Brexit A Certainty After Boris Johnson Election Landslide

By Tony Osborne

LONDON – Britain's aerospace industry is waking up to Brexit certainty after Prime Minister Boris Johnson secured a landslide majority in a Dec. 12 general election.

Johnson's Conservative party secured a significant majority in the British Parliament – the largest since Margaret Thatcher in the 1980s - which will enable him to push through his vision of Brexit on Jan. 31, 2020 ending Parliamentary and legal deadlocks that have delayed the UK's departure from the EU since the original date of March 29, 2019.

For aerospace, the Parliamentary majority means stability in planning and investment, and there are unlikely to be any more delays to the process.
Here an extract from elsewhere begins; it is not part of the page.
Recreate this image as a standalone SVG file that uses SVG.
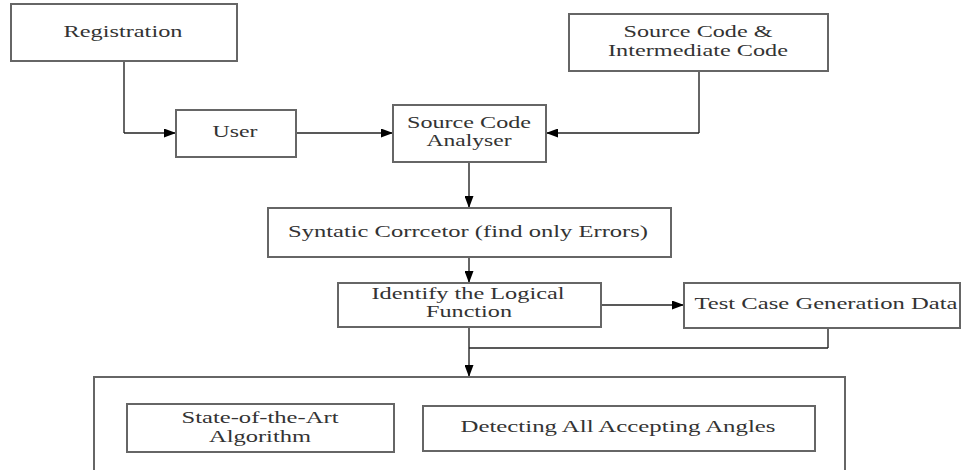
<svg xmlns="http://www.w3.org/2000/svg" width="963" height="470" viewBox="0 0 963 470">
<defs>
<marker id="arr" viewBox="0 0 12 9" refX="12" refY="4.5" markerWidth="12" markerHeight="9" markerUnits="userSpaceOnUse" orient="auto">
<path d="M0,0 L12,4.5 L0,9 z" fill="#000"/>
</marker>
<style>
.box{fill:#fff;stroke:#666;stroke-width:2}
.t{font-family:Tinos,'Liberation Serif','Noto Serif','DejaVu Serif',FreeSerif,Times,'Times New Roman',serif;font-size:17px;fill:#333;text-anchor:middle}
.s{font-size:16px}
.c{fill:none;stroke:#222;stroke-width:1.4}
.g{fill:none;stroke:#666;stroke-width:2}
</style>
</defs>
<rect width="963" height="470" fill="#fff"/>
<g id="connectors">
<polyline class="g" points="124,61 124,133"/>
<polyline class="c" points="124,133 176,133" marker-end="url(#arr)"/>
<polyline class="c" points="296,133 393,133" marker-end="url(#arr)"/>
<polyline class="g" points="699,71 699,133"/>
<polyline class="c" points="699,133 546,133" marker-end="url(#arr)"/>
<polyline class="g" points="469,162 469,197"/>
<polyline class="c" points="469,196 469,208" marker-end="url(#arr)"/>
<polyline class="g" points="469,257 469,272"/>
<polyline class="c" points="469,271 469,283" marker-end="url(#arr)"/>
<polyline class="c" points="601,305 684,305" marker-end="url(#arr)"/>
<polyline class="g" points="469,327 469,366"/>
<polyline class="c" points="469,365 469,377" marker-end="url(#arr)"/>
<polyline class="g" points="828,328 828,348"/>
<polyline class="c" points="828,348 469,348"/>
</g>
<g id="registration">
<rect class="box" x="11" y="4" width="226" height="57"/>
<text class="t" x="123" y="37" textLength="119" lengthAdjust="spacingAndGlyphs">Registration</text>
</g>
<g id="user">
<rect class="box" x="176" y="110" width="120" height="47"/>
<text class="t" x="235" y="137" textLength="45" lengthAdjust="spacingAndGlyphs">User</text>
</g>
<g id="source-intermediate">
<rect class="box" x="569" y="14" width="259" height="57"/>
<text class="t" x="698" y="37" textLength="149" lengthAdjust="spacingAndGlyphs">Source Code &amp;</text>
<text class="t" x="698" y="56" textLength="180" lengthAdjust="spacingAndGlyphs">Intermediate Code</text>
</g>
<g id="analyser">
<rect class="box" x="393" y="105" width="153" height="57"/>
<text class="t" x="469" y="128" textLength="124" lengthAdjust="spacingAndGlyphs">Source Code</text>
<text class="t" x="469" y="146" textLength="85" lengthAdjust="spacingAndGlyphs">Analyser</text>
</g>
<g id="syntatic">
<rect class="box" x="268" y="208" width="403" height="49"/>
<text class="t" x="468" y="237" textLength="360" lengthAdjust="spacingAndGlyphs">Syntatic Corrcetor (find only Errors)</text>
</g>
<g id="identify">
<rect class="box" x="338" y="283" width="263" height="44"/>
<text class="t" x="468" y="299" textLength="193" lengthAdjust="spacingAndGlyphs">Identify the Logical</text>
<text class="t" x="469" y="317" textLength="86" lengthAdjust="spacingAndGlyphs">Function</text>
</g>
<g id="testcase">
<rect class="box" x="684" y="283" width="276" height="45"/>
<text class="t" x="826" y="309" textLength="263" lengthAdjust="spacingAndGlyphs">Test Case Generation Data</text>
</g>
<g id="container">
<rect class="box" x="94" y="377" width="751" height="100"/>
</g>
<g id="state-of-art">
<rect class="box" x="127" y="404" width="267" height="48"/>
<text class="t s" x="260" y="423" textLength="157" lengthAdjust="spacingAndGlyphs">State-of-the-Art</text>
<text class="t s" x="260" y="442" textLength="102" lengthAdjust="spacingAndGlyphs">Algorithm</text>
</g>
<g id="detecting">
<rect class="box" x="423" y="406" width="392" height="45"/>
<text class="t s" x="618" y="432" textLength="315" lengthAdjust="spacingAndGlyphs">Detecting All Accepting Angles</text>
</g>
</svg>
It should also mean that the threat of a no-deal Brexit – widely considered the worst-case scenario for aerospace – has largely evaporated for now.

The current iteration of the withdrawal agreement between Britain and the EU calls for regulatory alignment with the European Aviation Safety Agency (EASA) and the European Chemicals Agency (ECHA), but the two sides still have to negotiate future trade agreements once the UK has exited the EU. A lack of agreement here could result in a no-deal.
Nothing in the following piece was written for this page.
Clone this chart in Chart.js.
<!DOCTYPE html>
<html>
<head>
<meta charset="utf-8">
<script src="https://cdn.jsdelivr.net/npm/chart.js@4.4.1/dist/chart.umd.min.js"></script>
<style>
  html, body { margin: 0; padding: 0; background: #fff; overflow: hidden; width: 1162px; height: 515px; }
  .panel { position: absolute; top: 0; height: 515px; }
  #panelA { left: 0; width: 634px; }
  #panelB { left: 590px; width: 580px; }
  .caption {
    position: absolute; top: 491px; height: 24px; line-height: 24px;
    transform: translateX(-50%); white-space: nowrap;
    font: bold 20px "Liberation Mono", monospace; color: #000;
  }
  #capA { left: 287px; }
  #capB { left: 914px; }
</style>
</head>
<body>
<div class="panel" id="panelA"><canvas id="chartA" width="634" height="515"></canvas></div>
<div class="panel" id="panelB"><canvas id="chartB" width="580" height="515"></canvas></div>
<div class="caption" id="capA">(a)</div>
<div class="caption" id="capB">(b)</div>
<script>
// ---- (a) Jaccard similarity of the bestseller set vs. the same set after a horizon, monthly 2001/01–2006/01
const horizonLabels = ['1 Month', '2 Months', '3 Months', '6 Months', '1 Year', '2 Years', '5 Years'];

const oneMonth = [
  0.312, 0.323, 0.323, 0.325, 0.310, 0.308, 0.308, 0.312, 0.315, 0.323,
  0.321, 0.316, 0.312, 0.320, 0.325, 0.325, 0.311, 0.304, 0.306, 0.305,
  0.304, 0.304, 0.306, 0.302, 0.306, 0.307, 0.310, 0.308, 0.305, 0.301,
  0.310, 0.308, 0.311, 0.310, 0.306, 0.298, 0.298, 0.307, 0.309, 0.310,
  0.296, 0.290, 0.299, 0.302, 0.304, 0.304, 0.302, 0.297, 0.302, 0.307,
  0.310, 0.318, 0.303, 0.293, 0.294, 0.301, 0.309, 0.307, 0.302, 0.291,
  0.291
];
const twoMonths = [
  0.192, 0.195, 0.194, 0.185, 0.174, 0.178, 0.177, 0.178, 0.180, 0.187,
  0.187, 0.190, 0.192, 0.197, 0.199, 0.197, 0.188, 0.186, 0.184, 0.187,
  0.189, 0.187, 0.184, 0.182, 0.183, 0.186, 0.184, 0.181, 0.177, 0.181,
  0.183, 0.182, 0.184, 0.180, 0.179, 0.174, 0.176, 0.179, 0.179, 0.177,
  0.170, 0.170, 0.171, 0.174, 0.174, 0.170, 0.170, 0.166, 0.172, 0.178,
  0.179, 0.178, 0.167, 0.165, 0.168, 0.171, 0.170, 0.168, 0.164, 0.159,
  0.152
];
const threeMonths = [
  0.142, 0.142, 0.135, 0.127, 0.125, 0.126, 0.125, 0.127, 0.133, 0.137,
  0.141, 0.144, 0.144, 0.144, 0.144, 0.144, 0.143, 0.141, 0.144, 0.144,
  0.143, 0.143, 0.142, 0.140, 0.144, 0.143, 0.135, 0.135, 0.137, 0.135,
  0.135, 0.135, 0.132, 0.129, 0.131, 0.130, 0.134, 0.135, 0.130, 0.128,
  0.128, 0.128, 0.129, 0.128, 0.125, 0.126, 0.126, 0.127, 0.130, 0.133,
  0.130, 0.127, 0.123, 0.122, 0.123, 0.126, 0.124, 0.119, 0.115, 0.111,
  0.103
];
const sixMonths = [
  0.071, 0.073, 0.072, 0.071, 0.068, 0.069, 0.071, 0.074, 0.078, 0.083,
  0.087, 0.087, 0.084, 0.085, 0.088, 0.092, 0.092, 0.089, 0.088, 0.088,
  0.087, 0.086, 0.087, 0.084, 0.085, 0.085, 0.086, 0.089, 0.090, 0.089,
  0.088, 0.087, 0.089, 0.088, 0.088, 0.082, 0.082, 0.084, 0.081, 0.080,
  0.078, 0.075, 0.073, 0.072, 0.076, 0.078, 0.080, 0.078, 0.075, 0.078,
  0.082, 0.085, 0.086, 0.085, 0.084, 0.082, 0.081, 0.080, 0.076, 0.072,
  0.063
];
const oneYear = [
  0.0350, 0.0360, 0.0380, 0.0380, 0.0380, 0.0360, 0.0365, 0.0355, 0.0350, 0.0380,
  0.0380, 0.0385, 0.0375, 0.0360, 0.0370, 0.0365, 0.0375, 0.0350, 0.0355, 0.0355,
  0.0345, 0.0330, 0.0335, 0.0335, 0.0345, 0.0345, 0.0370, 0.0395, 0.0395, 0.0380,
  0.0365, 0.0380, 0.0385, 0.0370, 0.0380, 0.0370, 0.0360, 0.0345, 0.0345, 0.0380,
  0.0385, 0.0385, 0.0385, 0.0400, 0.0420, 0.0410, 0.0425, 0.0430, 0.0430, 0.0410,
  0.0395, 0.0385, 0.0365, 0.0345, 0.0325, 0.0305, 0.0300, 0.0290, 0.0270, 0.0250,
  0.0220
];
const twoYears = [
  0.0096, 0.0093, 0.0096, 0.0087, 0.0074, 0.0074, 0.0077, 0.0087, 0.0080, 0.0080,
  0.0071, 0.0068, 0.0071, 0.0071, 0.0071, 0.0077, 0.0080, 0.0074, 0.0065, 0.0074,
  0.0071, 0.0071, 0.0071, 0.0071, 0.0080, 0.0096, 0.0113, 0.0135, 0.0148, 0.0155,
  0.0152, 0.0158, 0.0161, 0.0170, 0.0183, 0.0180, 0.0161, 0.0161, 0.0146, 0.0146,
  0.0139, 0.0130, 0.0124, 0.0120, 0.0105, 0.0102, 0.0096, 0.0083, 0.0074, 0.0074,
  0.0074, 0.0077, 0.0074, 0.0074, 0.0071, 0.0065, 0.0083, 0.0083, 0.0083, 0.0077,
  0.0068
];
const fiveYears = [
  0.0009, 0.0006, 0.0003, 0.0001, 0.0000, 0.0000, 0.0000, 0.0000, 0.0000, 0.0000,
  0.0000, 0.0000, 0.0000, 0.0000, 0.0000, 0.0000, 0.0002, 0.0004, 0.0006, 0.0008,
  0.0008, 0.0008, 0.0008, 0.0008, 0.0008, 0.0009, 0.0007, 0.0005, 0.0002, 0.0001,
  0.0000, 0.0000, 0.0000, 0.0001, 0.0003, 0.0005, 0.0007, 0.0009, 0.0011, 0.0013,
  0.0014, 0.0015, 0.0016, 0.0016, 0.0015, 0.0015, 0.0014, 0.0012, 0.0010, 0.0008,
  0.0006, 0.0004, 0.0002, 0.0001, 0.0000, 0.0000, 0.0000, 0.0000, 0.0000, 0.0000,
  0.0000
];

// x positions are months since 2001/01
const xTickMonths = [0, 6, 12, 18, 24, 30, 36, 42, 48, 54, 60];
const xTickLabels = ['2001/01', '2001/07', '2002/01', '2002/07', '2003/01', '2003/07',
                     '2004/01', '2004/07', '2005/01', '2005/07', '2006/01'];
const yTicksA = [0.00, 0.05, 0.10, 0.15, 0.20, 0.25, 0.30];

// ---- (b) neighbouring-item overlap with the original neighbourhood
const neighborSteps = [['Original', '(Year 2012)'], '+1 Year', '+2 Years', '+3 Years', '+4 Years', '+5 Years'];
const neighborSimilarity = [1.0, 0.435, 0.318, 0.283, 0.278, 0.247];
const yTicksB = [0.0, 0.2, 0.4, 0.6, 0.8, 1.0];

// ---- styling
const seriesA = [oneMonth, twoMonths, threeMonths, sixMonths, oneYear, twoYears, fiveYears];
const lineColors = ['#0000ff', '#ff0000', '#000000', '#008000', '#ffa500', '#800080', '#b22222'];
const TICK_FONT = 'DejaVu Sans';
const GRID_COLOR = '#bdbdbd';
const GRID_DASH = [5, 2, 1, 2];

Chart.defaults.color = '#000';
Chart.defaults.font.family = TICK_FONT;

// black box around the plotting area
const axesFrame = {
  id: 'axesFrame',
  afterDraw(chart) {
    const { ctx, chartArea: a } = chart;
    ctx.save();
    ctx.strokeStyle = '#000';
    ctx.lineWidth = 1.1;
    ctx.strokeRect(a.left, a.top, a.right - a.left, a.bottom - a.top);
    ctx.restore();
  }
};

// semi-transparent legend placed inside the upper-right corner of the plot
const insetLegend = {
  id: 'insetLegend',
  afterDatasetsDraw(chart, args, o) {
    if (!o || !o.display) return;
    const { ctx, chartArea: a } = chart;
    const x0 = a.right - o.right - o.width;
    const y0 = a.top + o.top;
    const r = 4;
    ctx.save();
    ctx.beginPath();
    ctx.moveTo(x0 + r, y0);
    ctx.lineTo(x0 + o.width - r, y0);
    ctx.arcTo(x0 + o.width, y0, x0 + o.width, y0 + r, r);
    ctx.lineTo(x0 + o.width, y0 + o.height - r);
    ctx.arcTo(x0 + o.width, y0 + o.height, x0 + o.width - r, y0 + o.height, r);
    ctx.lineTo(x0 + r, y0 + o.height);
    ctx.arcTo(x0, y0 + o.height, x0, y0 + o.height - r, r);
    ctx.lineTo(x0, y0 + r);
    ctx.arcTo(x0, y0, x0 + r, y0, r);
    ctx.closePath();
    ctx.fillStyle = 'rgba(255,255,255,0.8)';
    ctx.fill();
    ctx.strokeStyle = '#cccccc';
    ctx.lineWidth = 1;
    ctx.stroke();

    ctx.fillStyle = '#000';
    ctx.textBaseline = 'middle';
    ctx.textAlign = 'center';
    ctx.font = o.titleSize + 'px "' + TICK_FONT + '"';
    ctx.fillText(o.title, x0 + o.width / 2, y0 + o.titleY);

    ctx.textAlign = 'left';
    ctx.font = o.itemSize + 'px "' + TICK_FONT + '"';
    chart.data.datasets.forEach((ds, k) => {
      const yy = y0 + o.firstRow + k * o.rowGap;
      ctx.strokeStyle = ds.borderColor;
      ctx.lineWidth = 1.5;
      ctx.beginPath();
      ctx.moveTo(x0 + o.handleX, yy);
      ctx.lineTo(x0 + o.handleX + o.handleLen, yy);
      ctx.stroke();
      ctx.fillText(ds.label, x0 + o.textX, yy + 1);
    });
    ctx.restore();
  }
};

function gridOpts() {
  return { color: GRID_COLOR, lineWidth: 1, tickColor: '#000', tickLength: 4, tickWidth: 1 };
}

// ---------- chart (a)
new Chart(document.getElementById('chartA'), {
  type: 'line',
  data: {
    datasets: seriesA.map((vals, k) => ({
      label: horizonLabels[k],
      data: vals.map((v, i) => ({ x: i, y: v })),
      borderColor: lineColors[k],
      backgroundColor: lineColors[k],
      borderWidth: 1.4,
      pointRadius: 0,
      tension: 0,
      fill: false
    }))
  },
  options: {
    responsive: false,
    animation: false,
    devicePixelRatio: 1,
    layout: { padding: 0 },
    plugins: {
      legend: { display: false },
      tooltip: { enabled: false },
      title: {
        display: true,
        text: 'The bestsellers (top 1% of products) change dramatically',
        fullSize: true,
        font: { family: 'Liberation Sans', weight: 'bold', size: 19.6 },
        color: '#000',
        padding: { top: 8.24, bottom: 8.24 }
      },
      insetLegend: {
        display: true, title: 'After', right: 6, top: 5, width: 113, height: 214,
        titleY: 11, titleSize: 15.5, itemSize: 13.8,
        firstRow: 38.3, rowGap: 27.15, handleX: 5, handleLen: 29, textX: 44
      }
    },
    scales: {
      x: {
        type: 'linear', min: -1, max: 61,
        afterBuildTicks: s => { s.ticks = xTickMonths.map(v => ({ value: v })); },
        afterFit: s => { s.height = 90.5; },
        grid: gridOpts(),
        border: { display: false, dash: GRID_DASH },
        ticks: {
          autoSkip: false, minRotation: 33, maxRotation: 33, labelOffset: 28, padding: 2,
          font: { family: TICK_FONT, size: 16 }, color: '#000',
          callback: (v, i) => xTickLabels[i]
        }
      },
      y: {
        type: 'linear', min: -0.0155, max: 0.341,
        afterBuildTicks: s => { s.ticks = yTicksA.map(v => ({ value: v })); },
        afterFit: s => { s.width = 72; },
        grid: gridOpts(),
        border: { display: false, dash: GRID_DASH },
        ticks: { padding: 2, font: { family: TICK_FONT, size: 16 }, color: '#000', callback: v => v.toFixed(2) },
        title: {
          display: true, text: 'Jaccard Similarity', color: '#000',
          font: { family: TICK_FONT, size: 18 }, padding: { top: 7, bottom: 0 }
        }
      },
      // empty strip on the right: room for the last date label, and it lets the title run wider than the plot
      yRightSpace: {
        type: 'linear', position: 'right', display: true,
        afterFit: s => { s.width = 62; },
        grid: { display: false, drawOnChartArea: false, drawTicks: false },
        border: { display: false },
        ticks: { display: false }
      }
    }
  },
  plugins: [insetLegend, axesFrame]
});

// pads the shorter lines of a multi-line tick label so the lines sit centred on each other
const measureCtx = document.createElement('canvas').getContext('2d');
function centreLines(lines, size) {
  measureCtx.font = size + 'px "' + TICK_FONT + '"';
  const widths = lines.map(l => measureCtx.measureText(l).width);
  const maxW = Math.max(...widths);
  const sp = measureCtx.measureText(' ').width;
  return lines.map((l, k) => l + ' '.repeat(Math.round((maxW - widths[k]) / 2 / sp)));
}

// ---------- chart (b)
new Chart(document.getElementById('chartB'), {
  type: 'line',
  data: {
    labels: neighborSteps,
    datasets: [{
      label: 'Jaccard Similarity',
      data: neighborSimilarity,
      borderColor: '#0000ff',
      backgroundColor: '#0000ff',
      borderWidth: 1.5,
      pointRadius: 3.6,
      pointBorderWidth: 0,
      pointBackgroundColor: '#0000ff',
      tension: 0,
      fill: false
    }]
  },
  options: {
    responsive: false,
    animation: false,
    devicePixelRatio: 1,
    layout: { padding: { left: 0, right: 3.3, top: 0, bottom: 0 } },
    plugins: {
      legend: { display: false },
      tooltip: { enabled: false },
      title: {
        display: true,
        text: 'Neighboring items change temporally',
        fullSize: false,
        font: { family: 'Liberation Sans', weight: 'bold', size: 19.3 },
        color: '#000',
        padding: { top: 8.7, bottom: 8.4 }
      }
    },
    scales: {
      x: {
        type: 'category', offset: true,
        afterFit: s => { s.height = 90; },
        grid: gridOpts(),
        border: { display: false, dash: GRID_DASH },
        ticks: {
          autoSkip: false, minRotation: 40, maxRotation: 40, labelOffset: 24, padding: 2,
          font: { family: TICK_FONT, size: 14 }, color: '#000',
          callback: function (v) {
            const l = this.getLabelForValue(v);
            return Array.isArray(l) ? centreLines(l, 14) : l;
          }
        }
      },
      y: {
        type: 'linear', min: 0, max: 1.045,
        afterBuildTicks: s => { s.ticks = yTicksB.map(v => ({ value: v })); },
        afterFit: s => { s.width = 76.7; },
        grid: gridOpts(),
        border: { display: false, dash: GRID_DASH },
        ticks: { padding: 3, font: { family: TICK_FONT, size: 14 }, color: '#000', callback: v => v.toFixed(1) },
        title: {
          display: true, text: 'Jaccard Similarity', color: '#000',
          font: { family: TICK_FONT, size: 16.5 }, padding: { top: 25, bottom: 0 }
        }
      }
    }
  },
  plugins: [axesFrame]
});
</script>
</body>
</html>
British aerospace and defense trade association ADS said it was looking forward to working with the new government but said that ministers needed to “deliver a close future relationship with the European Union."

In a statement, ADS CEO Paul Everitt called on the government to push forward with “investments in innovation and green technologies, develop a defense and security industrial strategy and an ambitious national space program.”

Airbus, one of the most vocal aerospace companies against Brexit, said it welcomed the fact that the British government now has a “clear mandate” and is looking forward to “positive discussions.”

“Airbus remains concerned by the potential for a ‘no-deal' in December 2020 and we will continue to plan for that scenario as that is the only way any responsible business can plan,” the company said in a statement. “We will continue to run our major Brexit project in order to further eradicate and/or mitigate risks.”

If the election result made Brexit more likely, it makes the break-up of the UK more probable too after the Scottish National Party (SNP) secured 48 of the 59 Parliamentary seats in Scotland.

SNP leader Nicola Sturgeon said the result was a mandate for a second Scottish independence referendum. The Conservative government is unlikely to green-light such a referendum, but independence would have significant ramifications for UK defense given the presence of several airbases and the UK's ballistic missile submarines carrying the nuclear deterrent.